Habe beide Tabletts angesehen und mich doch für das Fun entschieden das Graphire war doch net so meins  
Aber Danke !
So ^^ habe aber leider bisher noch kein einziges schwarzes gesehen.
Gibts wirklich die Dinger auch in Schwarz ?

Danke 
Gruß


----------



## MsvP@habdichliebhasi (23. Mai 2009)

Hi,

ich denke es kommt ganz auf deinen Anspruch und deine Bereitwilligkeit zum Geld ausgeben an.

Ich habe jetzt seit 1 1/2 Jahren ein Wacom Cintiq W12.
Ich würde niemals wieder ein Grafiktablett haben wollen, ohne Bildschirm.

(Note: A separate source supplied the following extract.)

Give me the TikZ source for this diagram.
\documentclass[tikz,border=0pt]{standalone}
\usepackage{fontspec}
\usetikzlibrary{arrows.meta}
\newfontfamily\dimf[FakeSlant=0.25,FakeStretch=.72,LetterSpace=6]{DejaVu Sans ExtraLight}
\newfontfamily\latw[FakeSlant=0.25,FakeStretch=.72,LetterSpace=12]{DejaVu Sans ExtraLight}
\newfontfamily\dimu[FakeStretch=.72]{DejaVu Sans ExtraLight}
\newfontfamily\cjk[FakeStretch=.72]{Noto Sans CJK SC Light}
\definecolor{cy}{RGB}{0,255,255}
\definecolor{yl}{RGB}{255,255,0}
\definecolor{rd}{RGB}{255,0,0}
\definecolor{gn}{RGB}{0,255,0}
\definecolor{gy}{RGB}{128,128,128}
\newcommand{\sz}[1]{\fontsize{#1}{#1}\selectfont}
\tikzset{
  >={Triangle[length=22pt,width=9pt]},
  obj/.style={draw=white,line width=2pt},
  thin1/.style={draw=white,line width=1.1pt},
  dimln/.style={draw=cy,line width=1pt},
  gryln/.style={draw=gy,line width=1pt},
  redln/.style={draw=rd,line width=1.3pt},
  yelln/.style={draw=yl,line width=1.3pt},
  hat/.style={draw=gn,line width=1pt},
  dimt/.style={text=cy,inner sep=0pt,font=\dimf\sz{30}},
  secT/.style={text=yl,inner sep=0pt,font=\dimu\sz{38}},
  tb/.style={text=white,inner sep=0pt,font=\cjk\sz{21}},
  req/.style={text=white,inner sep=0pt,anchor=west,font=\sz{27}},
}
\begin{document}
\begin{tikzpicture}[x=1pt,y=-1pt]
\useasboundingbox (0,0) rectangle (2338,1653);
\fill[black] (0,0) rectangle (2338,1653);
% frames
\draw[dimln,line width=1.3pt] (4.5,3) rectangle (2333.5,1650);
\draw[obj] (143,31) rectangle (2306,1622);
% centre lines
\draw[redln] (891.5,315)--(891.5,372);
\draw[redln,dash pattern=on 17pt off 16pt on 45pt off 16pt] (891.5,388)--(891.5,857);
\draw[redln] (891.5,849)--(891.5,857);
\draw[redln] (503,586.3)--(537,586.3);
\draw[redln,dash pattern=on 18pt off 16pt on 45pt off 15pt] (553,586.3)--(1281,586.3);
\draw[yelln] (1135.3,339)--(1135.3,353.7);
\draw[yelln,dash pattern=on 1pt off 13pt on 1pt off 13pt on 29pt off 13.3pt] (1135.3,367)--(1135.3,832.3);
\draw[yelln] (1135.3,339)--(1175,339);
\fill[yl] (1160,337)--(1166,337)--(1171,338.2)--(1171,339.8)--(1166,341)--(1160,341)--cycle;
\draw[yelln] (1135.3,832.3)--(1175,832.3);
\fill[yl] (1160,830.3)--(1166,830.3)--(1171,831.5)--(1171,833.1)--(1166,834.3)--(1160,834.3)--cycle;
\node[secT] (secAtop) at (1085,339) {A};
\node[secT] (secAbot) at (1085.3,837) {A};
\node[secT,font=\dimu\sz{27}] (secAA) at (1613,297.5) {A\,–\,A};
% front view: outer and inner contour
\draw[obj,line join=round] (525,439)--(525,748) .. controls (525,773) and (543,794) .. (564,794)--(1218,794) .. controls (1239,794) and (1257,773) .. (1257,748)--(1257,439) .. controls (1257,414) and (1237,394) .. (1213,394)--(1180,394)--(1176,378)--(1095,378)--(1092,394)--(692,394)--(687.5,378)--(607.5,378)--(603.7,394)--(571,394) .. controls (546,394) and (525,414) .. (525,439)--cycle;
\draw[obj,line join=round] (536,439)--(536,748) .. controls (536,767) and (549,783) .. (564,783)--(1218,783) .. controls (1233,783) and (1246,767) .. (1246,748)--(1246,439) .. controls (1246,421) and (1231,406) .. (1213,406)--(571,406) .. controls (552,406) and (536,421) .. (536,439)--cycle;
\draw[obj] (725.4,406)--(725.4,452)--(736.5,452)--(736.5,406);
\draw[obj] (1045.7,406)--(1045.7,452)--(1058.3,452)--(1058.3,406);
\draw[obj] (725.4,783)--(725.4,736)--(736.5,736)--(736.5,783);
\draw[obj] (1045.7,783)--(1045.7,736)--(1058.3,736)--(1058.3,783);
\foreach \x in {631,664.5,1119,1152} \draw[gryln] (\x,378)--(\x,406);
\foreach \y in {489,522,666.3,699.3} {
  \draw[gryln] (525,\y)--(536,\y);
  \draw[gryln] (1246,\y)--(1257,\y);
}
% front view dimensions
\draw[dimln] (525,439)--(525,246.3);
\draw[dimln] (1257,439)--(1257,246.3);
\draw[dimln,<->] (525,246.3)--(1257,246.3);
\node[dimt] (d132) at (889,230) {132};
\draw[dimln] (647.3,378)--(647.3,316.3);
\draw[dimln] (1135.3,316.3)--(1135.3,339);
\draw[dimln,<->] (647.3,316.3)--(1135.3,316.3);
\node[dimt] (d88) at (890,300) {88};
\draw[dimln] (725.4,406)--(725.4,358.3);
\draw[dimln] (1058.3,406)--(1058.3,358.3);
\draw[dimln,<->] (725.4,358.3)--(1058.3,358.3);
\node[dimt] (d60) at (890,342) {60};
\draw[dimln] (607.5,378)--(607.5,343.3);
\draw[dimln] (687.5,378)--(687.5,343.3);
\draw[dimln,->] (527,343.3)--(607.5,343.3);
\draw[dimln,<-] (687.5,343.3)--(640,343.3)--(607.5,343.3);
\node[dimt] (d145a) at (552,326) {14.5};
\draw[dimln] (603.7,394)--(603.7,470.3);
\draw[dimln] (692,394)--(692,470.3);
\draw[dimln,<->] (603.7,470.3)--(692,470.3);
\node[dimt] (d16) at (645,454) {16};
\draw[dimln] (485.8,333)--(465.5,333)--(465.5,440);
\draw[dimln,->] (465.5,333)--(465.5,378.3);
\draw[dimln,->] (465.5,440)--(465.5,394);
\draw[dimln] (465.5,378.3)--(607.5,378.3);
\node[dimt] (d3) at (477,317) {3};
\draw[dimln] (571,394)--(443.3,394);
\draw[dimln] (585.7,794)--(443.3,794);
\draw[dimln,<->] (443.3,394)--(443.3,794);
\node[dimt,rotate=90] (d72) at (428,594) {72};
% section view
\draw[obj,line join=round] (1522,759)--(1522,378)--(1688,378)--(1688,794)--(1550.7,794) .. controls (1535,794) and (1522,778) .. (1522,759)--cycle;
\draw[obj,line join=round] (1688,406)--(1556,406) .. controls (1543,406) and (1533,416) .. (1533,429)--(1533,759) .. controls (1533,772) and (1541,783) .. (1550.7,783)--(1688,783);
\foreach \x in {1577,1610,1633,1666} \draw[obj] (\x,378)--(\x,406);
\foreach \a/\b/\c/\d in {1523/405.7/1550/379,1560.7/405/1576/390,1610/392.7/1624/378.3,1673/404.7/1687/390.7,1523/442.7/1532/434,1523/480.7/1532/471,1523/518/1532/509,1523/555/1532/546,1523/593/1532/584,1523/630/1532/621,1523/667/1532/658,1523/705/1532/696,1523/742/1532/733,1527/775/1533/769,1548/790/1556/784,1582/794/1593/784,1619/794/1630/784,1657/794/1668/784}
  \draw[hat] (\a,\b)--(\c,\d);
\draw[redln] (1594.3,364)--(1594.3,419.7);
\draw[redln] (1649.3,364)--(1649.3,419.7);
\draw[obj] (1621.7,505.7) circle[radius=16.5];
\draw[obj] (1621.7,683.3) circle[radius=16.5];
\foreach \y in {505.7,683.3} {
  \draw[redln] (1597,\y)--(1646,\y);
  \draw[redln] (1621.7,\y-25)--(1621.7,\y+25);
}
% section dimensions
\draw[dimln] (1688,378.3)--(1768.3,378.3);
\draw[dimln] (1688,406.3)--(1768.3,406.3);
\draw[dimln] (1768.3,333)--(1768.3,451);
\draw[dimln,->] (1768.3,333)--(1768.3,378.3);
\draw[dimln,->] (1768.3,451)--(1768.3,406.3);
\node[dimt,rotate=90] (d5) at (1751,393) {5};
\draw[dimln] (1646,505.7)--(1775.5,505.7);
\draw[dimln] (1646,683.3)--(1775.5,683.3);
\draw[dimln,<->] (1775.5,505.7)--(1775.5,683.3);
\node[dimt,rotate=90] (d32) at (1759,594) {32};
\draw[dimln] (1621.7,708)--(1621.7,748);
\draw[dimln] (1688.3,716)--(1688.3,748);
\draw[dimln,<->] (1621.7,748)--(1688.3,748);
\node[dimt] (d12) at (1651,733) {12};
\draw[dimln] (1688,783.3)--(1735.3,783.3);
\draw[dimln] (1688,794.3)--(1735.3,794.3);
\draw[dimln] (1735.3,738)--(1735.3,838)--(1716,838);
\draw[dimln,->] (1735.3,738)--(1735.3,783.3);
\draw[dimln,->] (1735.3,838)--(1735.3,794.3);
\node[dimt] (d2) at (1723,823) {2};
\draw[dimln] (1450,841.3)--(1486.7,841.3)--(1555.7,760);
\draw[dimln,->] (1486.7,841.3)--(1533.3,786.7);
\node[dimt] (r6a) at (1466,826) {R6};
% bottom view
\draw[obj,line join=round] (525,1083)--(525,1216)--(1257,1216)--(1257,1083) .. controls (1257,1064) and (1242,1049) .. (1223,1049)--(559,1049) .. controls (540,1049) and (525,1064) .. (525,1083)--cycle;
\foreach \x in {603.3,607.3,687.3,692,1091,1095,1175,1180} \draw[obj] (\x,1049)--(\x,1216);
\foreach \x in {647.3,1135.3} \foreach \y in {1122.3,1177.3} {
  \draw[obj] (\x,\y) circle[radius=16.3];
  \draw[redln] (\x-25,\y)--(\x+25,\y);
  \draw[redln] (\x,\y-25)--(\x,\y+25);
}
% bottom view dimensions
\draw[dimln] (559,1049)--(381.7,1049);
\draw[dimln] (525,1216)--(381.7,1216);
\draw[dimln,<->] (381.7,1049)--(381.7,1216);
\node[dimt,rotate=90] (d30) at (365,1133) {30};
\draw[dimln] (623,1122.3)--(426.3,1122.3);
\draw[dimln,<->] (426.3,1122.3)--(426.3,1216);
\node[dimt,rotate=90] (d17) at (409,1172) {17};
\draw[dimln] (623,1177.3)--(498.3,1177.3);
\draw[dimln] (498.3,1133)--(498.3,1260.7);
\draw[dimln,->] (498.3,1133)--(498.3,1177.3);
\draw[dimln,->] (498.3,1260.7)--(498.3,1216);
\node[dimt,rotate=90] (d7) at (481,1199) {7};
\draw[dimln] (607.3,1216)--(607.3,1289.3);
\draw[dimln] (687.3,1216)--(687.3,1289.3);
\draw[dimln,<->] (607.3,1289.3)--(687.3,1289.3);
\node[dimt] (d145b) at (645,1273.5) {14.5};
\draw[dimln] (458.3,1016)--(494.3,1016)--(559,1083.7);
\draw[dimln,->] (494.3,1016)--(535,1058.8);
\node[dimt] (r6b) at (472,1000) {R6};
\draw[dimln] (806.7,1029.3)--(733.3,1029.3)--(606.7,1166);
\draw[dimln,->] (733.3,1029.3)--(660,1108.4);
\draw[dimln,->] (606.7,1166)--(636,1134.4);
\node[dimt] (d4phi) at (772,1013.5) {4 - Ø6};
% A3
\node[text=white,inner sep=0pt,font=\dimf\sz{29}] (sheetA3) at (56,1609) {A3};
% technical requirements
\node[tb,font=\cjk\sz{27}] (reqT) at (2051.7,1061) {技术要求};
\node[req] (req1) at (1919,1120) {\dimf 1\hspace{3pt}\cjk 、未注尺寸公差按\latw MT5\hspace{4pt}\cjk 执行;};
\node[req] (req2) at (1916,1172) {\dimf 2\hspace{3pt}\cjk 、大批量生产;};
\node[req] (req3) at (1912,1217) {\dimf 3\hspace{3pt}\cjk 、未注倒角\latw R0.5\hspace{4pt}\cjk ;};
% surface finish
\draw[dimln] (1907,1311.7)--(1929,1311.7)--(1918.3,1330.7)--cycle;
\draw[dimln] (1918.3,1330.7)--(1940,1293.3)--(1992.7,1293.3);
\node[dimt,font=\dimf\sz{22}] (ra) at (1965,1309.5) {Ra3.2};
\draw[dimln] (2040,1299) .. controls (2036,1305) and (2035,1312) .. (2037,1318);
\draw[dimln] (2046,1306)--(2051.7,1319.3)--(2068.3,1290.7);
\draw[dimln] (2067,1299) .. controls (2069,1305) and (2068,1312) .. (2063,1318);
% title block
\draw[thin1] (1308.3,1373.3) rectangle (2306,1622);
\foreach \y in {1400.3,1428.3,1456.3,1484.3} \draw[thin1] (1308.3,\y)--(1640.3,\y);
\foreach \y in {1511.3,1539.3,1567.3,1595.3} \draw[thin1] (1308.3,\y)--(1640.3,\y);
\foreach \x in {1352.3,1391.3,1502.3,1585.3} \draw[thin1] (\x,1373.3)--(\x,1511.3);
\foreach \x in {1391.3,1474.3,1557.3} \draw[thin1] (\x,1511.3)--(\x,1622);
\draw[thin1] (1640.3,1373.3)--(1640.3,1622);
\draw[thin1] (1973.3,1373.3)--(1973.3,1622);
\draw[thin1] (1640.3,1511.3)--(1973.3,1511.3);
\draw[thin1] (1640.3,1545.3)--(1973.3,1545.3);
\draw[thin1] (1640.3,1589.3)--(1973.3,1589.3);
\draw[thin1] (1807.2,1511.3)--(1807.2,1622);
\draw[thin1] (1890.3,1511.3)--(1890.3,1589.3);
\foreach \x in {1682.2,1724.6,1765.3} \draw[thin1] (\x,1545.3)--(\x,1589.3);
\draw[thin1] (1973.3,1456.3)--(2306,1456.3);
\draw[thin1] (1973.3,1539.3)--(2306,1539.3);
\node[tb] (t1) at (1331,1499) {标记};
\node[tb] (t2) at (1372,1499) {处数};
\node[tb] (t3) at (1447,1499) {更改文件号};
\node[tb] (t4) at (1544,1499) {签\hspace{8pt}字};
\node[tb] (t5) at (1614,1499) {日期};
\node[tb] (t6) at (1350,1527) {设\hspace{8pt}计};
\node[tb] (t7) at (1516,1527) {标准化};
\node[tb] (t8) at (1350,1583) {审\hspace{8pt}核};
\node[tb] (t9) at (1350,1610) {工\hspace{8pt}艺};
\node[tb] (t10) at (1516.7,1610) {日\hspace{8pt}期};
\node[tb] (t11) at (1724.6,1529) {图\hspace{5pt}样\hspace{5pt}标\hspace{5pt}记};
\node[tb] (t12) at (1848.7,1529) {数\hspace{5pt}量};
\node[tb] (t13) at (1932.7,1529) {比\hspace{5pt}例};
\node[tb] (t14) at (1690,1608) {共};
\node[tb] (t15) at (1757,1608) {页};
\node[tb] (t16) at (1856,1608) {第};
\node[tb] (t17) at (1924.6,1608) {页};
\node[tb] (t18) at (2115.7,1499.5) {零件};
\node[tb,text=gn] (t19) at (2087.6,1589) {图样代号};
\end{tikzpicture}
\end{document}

Es ist einfach absolut genial, wenn du mit deinem Stift, direkt am Bildschirm arbeiten kannst und nicht auf einem grauen Tablett, dass die Bewegung nur überträgt.

Die Frage ist letztendlich nur ob du bereit bist rund 1.000 Euro zu investieren. Ich würde es jederzeit wieder tun, allerdings Zeichne ich auch sehr viel und kann es somit, neben Grafikbearbeitung auch anderweitig nutzen. 

Derzeit spiele ich sogar mit dem Gedanken, mir die größere Version zu gönnen und dieses hier zu verkaufen.

Lg
Micha


----------